WHAT IS REQUIRED
The listing below begins with the first line you should copy; stop after the line containing "(653,162.5) -- cycle;", and drop every picture.

+++ DATASET CONTENT +++

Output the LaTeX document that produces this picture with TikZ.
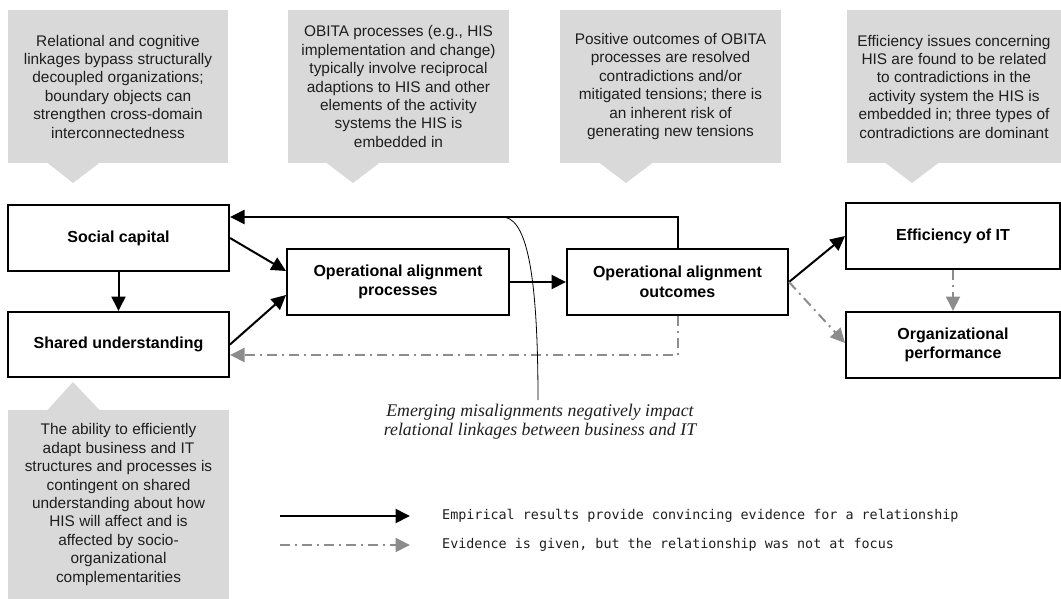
\documentclass[tikz,border=0pt]{standalone}
\usepackage{fontspec}
\setmainfont{Liberation Sans}
\newfontfamily\legendmono{DejaVu Sans Mono}
\newfontfamily\noteserif{Liberation Serif}
\usetikzlibrary{arrows.meta}
\definecolor{calloutgray}{HTML}{D9D9D9}
\definecolor{linkgray}{HTML}{8C8C8C}
\definecolor{inktext}{HTML}{1E1E1E}

\begin{document}
\begin{tikzpicture}[x=1pt,y=-1pt,
  callout/.style={fill=calloutgray, inner sep=0pt, align=center, text=inktext,
    font=\fontsize{15.4}{18.4}\selectfont},
  concept/.style={draw=black, line width=2pt, fill=white, align=center, inner sep=0pt,
    font=\bfseries\fontsize{16}{19.5}\selectfont},
  strong/.style={draw=black, line width=2pt, -{Triangle[length=14.5pt,width=14pt]}},
  weak/.style={draw=linkgray, line width=2pt, dash pattern=on 10pt off 5pt on 2pt off 5pt,
    -{Triangle[length=14.5pt,width=14pt]}},
  legendtext/.style={anchor=west, inner sep=0pt, text=inktext,
    font=\legendmono\fontsize{13.4}{16}\selectfont},
]
\useasboundingbox (0,0) rectangle (1061,599);

% ---- explanatory callouts ----
\node[callout, minimum width=220pt, minimum height=153pt] (c1) at (118,86.5)
  {Relational and cognitive\\linkages bypass structurally\\decoupled organizations;\\boundary objects can\\strengthen cross-domain\\interconnectedness};
\fill[calloutgray] (47,162.5) -- (73,183) -- (100,162.5) -- cycle;

\node[callout, minimum width=221pt, minimum height=153pt] (c2) at (398.5,86.5)
  {OBITA processes (e.g., HIS\\implementation and change)\\typically involve reciprocal\\adaptions to HIS and other\\elements of the activity\\systems the HIS is\\embedded in};
\fill[calloutgray] (326,162.5) -- (353,183) -- (380,162.5) -- cycle;

\node[callout, minimum width=221pt, minimum height=153pt] (c3) at (670.5,86.5)
  {Positive outcomes of OBITA\\processes are resolved\\contradictions and/or\\mitigated tensions; there is\\an inherent risk of\\generating new tensions};
\fill[calloutgray] (599,162.5) -- (626,183) -- (653,162.5) -- cycle;

\node[callout, minimum width=214pt, minimum height=153pt] (c4) at (954,86.5)
  {Efficiency issues concerning\\HIS are found to be related\\to contradictions in the\\activity system the HIS is\\embedded in; three types of\\contradictions are dominant};
\fill[calloutgray] (885,162.5) -- (912,183) -- (939,162.5) -- cycle;

\node[callout, minimum width=221pt, minimum height=189pt] (c5) at (118.5,504.5)
  {The ability to efficiently\\adapt business and IT\\structures and processes is\\contingent on shared\\understanding about how\\HIS will affect and is\\affected by socio-\\organizational\\complementarities};
\fill[calloutgray] (47,410.5) -- (73,382) -- (100,410.5) -- cycle;

% ---- concepts ----
\node[concept, minimum width=221pt, minimum height=66pt] (sc) at (118.5,238) {Social capital};
\node[concept, minimum width=221pt, minimum height=65pt] (su) at (118.5,344.5) {Shared understanding};
\node[concept, minimum width=222pt, minimum height=66pt] (oap) at (398,282) {Operational alignment\\processes};
\node[concept, minimum width=221pt, minimum height=66pt] (oao) at (677.5,282) {Operational alignment\\outcomes};
\node[concept, minimum width=214pt, minimum height=66pt] (eff) at (953,236) {Efficiency of IT};
\node[concept, minimum width=214pt, minimum height=66pt] (op) at (953,345) {Organizational\\performance};

% ---- relationships ----
\draw[strong] (sc.south) -- (su.north);
\draw[strong] (sc.east) -- ([yshift=11pt]oap.west);
\draw[strong] (su.east) -- ([yshift=-13pt]oap.west);
\draw[strong] (oap.east) -- (oao.west);
\draw[strong] (oao.east) -- (eff.west);
\draw[weak] (oao.east) -- ([yshift=2pt]op.west);
\draw[weak] (eff.south) -- (op.north);
\draw[strong] (oao.north) |- ([yshift=21pt]sc.east);
\draw[weak] (oao.south) |- ([yshift=-10.5pt]su.east);

% ---- annotation of the feedback loop ----
\coordinate (loop) at (502,217);
\node[anchor=north, inner sep=0pt, align=center, text=inktext,
  font=\noteserif\itshape\fontsize{17.8}{19}\selectfont] (note) at (540,404)
  {Emerging misalignments negatively impact\\relational linkages between business and IT};
\draw[line width=0.8pt] (loop) .. controls (524,217) and (538,260) .. ([xshift=-2pt,yshift=4pt]note.north);

% ---- legend ----
\coordinate (ls1) at (280,516);
\coordinate (le1) at (410,516);
\coordinate (ls2) at (280,545);
\coordinate (le2) at (410,545);
\draw[strong] (ls1) -- (le1);
\draw[weak] (ls2) -- (le2);
\node[legendtext] (lt1) at (442,516) {Empirical results provide convincing evidence for a relationship};
\node[legendtext] (lt2) at (442,545) {Evidence is given, but the relationship was not at focus};
\end{tikzpicture}
\end{document}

+++

WRITTEN SOLUTION
Output the LaTeX document that produces this picture with TikZ.
\documentclass[tikz,border=0pt]{standalone}
\usepackage{fontspec}
\setmainfont{Liberation Sans}
\newfontfamily\legendmono{DejaVu Sans Mono}
\newfontfamily\noteserif{Liberation Serif}
\usetikzlibrary{arrows.meta}
\definecolor{calloutgray}{HTML}{D9D9D9}
\definecolor{linkgray}{HTML}{8C8C8C}
\definecolor{inktext}{HTML}{1E1E1E}

\begin{document}
\begin{tikzpicture}[x=1pt,y=-1pt,
  callout/.style={fill=calloutgray, inner sep=0pt, align=center, text=inktext,
    font=\fontsize{15.4}{18.4}\selectfont},
  concept/.style={draw=black, line width=2pt, fill=white, align=center, inner sep=0pt,
    font=\bfseries\fontsize{16}{19.5}\selectfont},
  strong/.style={draw=black, line width=2pt, -{Triangle[length=14.5pt,width=14pt]}},
  weak/.style={draw=linkgray, line width=2pt, dash pattern=on 10pt off 5pt on 2pt off 5pt,
    -{Triangle[length=14.5pt,width=14pt]}},
  legendtext/.style={anchor=west, inner sep=0pt, text=inktext,
    font=\legendmono\fontsize{13.4}{16}\selectfont},
]
\useasboundingbox (0,0) rectangle (1061,599);

% ---- explanatory callouts ----
\node[callout, minimum width=220pt, minimum height=153pt] (c1) at (118,86.5)
  {Relational and cognitive\\linkages bypass structurally\\decoupled organizations;\\boundary objects can\\strengthen cross-domain\\interconnectedness};
\fill[calloutgray] (47,162.5) -- (73,183) -- (100,162.5) -- cycle;

\node[callout, minimum width=221pt, minimum height=153pt] (c2) at (398.5,86.5)
  {OBITA processes (e.g., HIS\\implementation and change)\\typically involve reciprocal\\adaptions to HIS and other\\elements of the activity\\systems the HIS is\\embedded in};
\fill[calloutgray] (326,162.5) -- (353,183) -- (380,162.5) -- cycle;

\node[callout, minimum width=221pt, minimum height=153pt] (c3) at (670.5,86.5)
  {Positive outcomes of OBITA\\processes are resolved\\contradictions and/or\\mitigated tensions; there is\\an inherent risk of\\generating new tensions};
\fill[calloutgray] (599,162.5) -- (626,183) -- (653,162.5) -- cycle;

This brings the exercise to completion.